Problem details » Output the material beneath this task exactly, images excluded.

-- START OF Given information --

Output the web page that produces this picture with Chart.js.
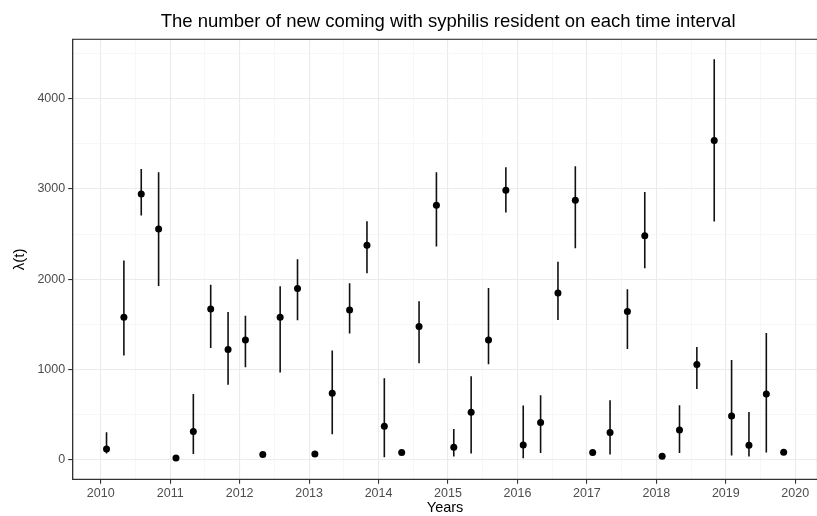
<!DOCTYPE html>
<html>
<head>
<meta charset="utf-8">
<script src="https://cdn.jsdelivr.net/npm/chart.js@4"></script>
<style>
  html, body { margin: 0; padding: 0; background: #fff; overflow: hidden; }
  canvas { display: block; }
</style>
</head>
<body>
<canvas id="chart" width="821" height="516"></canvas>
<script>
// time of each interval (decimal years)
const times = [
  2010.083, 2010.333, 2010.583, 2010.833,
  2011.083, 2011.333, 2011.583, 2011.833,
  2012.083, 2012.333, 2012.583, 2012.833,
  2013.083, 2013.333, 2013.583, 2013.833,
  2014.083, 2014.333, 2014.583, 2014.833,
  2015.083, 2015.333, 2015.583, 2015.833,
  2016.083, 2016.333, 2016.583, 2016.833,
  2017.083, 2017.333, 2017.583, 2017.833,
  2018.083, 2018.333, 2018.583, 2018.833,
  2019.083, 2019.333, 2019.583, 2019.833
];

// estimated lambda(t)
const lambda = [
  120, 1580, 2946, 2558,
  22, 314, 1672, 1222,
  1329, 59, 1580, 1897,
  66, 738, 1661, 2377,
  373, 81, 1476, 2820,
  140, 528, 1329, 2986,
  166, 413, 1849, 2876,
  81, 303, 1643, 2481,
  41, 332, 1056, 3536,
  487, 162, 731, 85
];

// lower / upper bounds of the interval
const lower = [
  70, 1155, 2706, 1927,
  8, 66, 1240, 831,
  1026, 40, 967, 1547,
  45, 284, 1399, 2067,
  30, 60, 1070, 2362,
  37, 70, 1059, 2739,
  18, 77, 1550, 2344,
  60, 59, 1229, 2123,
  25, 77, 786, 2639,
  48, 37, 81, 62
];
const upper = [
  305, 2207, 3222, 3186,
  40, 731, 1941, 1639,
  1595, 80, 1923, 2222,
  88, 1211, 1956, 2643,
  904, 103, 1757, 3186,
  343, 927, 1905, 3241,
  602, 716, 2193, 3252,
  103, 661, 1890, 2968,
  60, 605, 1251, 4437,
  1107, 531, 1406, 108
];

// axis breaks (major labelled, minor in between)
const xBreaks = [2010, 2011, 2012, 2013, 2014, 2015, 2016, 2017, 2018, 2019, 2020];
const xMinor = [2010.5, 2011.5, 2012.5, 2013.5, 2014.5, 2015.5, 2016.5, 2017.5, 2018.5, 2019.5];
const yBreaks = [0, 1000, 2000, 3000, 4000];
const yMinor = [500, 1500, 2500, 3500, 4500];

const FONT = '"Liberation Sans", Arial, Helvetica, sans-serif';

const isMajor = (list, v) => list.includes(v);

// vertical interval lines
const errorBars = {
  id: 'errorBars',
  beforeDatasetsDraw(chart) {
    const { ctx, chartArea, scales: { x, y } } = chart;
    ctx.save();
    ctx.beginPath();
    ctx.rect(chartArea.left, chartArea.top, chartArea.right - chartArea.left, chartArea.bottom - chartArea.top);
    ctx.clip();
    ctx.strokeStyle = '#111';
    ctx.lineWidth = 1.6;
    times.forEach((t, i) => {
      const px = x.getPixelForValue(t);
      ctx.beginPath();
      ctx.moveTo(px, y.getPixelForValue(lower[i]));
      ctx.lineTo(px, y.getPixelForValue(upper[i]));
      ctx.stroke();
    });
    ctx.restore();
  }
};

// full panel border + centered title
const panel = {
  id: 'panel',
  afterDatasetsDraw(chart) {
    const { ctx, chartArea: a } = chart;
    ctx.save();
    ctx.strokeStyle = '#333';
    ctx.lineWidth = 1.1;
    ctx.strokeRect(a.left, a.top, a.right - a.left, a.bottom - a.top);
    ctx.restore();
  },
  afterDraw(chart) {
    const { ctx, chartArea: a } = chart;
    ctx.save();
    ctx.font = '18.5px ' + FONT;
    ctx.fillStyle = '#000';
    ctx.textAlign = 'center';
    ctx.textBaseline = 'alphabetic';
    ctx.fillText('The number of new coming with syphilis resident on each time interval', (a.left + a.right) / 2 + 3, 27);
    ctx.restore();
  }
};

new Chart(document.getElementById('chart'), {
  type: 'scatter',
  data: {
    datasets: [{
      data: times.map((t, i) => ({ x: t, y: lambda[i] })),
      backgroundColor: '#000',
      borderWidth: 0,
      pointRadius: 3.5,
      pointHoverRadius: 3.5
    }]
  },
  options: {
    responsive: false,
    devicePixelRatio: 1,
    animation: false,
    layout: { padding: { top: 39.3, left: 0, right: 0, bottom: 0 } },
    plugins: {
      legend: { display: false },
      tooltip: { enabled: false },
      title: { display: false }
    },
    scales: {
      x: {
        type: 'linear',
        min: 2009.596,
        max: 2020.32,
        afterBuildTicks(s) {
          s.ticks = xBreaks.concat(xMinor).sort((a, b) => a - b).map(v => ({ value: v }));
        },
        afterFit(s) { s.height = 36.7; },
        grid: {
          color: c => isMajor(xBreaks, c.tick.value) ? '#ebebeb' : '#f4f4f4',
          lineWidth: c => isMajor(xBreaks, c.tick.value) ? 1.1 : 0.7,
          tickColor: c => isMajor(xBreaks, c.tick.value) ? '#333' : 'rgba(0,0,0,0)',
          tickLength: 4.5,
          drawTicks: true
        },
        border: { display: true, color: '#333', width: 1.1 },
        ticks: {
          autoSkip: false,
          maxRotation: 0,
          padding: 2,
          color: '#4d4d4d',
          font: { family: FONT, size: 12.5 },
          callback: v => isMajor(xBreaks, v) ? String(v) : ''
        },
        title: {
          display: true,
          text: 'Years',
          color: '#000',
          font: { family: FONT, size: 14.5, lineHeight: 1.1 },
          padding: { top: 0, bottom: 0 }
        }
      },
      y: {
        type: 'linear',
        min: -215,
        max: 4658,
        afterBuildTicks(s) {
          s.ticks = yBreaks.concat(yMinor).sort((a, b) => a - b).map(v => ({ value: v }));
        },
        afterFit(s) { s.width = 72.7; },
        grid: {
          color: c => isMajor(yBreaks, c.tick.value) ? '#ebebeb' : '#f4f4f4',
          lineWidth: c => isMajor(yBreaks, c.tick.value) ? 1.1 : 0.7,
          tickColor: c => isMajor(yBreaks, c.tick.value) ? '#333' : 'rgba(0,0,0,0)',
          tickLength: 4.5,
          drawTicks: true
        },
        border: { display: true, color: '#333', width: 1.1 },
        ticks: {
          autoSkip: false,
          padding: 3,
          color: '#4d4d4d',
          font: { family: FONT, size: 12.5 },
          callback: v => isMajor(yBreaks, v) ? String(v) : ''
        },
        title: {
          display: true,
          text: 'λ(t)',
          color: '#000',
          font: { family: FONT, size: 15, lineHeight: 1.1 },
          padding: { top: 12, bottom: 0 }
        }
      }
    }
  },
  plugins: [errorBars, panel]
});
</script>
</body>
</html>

-- END OF Given information --

Task solution »
Output the web page that produces this picture with Chart.js.
<!DOCTYPE html>
<html>
<head>
<meta charset="utf-8">
<script src="https://cdn.jsdelivr.net/npm/chart.js@4"></script>
<style>
  html, body { margin: 0; padding: 0; background: #fff; overflow: hidden; }
  canvas { display: block; }
</style>
</head>
<body>
<canvas id="chart" width="821" height="516"></canvas>
<script>
// time of each interval (decimal years)
const times = [
  2010.083, 2010.333, 2010.583, 2010.833,
  2011.083, 2011.333, 2011.583, 2011.833,
  2012.083, 2012.333, 2012.583, 2012.833,
  2013.083, 2013.333, 2013.583, 2013.833,
  2014.083, 2014.333, 2014.583, 2014.833,
  2015.083, 2015.333, 2015.583, 2015.833,
  2016.083, 2016.333, 2016.583, 2016.833,
  2017.083, 2017.333, 2017.583, 2017.833,
  2018.083, 2018.333, 2018.583, 2018.833,
  2019.083, 2019.333, 2019.583, 2019.833
];

// estimated lambda(t)
const lambda = [
  120, 1580, 2946, 2558,
  22, 314, 1672, 1222,
  1329, 59, 1580, 1897,
  66, 738, 1661, 2377,
  373, 81, 1476, 2820,
  140, 528, 1329, 2986,
  166, 413, 1849, 2876,
  81, 303, 1643, 2481,
  41, 332, 1056, 3536,
  487, 162, 731, 85
];

// lower / upper bounds of the interval
const lower = [
  70, 1155, 2706, 1927,
  8, 66, 1240, 831,
  1026, 40, 967, 1547,
  45, 284, 1399, 2067,
  30, 60, 1070, 2362,
  37, 70, 1059, 2739,
  18, 77, 1550, 2344,
  60, 59, 1229, 2123,
  25, 77, 786, 2639,
  48, 37, 81, 62
];
const upper = [
  305, 2207, 3222, 3186,
  40, 731, 1941, 1639,
  1595, 80, 1923, 2222,
  88, 1211, 1956, 2643,
  904, 103, 1757, 3186,
  343, 927, 1905, 3241,
  602, 716, 2193, 3252,
  103, 661, 1890, 2968,
  60, 605, 1251, 4437,
  1107, 531, 1406, 108
];

// axis breaks (major labelled, minor in between)
const xBreaks = [2010, 2011, 2012, 2013, 2014, 2015, 2016, 2017, 2018, 2019, 2020];
const xMinor = [2010.5, 2011.5, 2012.5, 2013.5, 2014.5, 2015.5, 2016.5, 2017.5, 2018.5, 2019.5];
const yBreaks = [0, 1000, 2000, 3000, 4000];
const yMinor = [500, 1500, 2500, 3500, 4500];

const FONT = '"Liberation Sans", Arial, Helvetica, sans-serif';

const isMajor = (list, v) => list.includes(v);

// vertical interval lines
const errorBars = {
  id: 'errorBars',
  beforeDatasetsDraw(chart) {
    const { ctx, chartArea, scales: { x, y } } = chart;
    ctx.save();
    ctx.beginPath();
    ctx.rect(chartArea.left, chartArea.top, chartArea.right - chartArea.left, chartArea.bottom - chartArea.top);
    ctx.clip();
    ctx.strokeStyle = '#111';
    ctx.lineWidth = 1.6;
    times.forEach((t, i) => {
      const px = x.getPixelForValue(t);
      ctx.beginPath();
      ctx.moveTo(px, y.getPixelForValue(lower[i]));
      ctx.lineTo(px, y.getPixelForValue(upper[i]));
      ctx.stroke();
    });
    ctx.restore();
  }
};

// full panel border + centered title
const panel = {
  id: 'panel',
  afterDatasetsDraw(chart) {
    const { ctx, chartArea: a } = chart;
    ctx.save();
    ctx.strokeStyle = '#333';
    ctx.lineWidth = 1.1;
    ctx.strokeRect(a.left, a.top, a.right - a.left, a.bottom - a.top);
    ctx.restore();
  },
  afterDraw(chart) {
    const { ctx, chartArea: a } = chart;
    ctx.save();
    ctx.font = '18.5px ' + FONT;
    ctx.fillStyle = '#000';
    ctx.textAlign = 'center';
    ctx.textBaseline = 'alphabetic';
    ctx.fillText('The number of new coming with syphilis resident on each time interval', (a.left + a.right) / 2 + 3, 27);
    ctx.restore();
  }
};

new Chart(document.getElementById('chart'), {
  type: 'scatter',
  data: {
    datasets: [{
      data: times.map((t, i) => ({ x: t, y: lambda[i] })),
      backgroundColor: '#000',
      borderWidth: 0,
      pointRadius: 3.5,
      pointHoverRadius: 3.5
    }]
  },
  options: {
    responsive: false,
    devicePixelRatio: 1,
    animation: false,
    layout: { padding: { top: 39.3, left: 0, right: 0, bottom: 0 } },
    plugins: {
      legend: { display: false },
      tooltip: { enabled: false },
      title: { display: false }
    },
    scales: {
      x: {
        type: 'linear',
        min: 2009.596,
        max: 2020.32,
        afterBuildTicks(s) {
          s.ticks = xBreaks.concat(xMinor).sort((a, b) => a - b).map(v => ({ value: v }));
        },
        afterFit(s) { s.height = 36.7; },
        grid: {
          color: c => isMajor(xBreaks, c.tick.value) ? '#ebebeb' : '#f4f4f4',
          lineWidth: c => isMajor(xBreaks, c.tick.value) ? 1.1 : 0.7,
          tickColor: c => isMajor(xBreaks, c.tick.value) ? '#333' : 'rgba(0,0,0,0)',
          tickLength: 4.5,
          drawTicks: true
        },
        border: { display: true, color: '#333', width: 1.1 },
        ticks: {
          autoSkip: false,
          maxRotation: 0,
          padding: 2,
          color: '#4d4d4d',
          font: { family: FONT, size: 12.5 },
          callback: v => isMajor(xBreaks, v) ? String(v) : ''
        },
        title: {
          display: true,
          text: 'Years',
          color: '#000',
          font: { family: FONT, size: 14.5, lineHeight: 1.1 },
          padding: { top: 0, bottom: 0 }
        }
      },
      y: {
        type: 'linear',
        min: -215,
        max: 4658,
        afterBuildTicks(s) {
          s.ticks = yBreaks.concat(yMinor).sort((a, b) => a - b).map(v => ({ value: v }));
        },
        afterFit(s) { s.width = 72.7; },
        grid: {
          color: c => isMajor(yBreaks, c.tick.value) ? '#ebebeb' : '#f4f4f4',
          lineWidth: c => isMajor(yBreaks, c.tick.value) ? 1.1 : 0.7,
          tickColor: c => isMajor(yBreaks, c.tick.value) ? '#333' : 'rgba(0,0,0,0)',
          tickLength: 4.5,
          drawTicks: true
        },
        border: { display: true, color: '#333', width: 1.1 },
        ticks: {
          autoSkip: false,
          padding: 3,
          color: '#4d4d4d',
          font: { family: FONT, size: 12.5 },
          callback: v => isMajor(yBreaks, v) ? String(v) : ''
        },
        title: {
          display: true,
          text: 'λ(t)',
          color: '#000',
          font: { family: FONT, size: 15, lineHeight: 1.1 },
          padding: { top: 12, bottom: 0 }
        }
      }
    }
  },
  plugins: [errorBars, panel]
});
</script>
</body>
</html>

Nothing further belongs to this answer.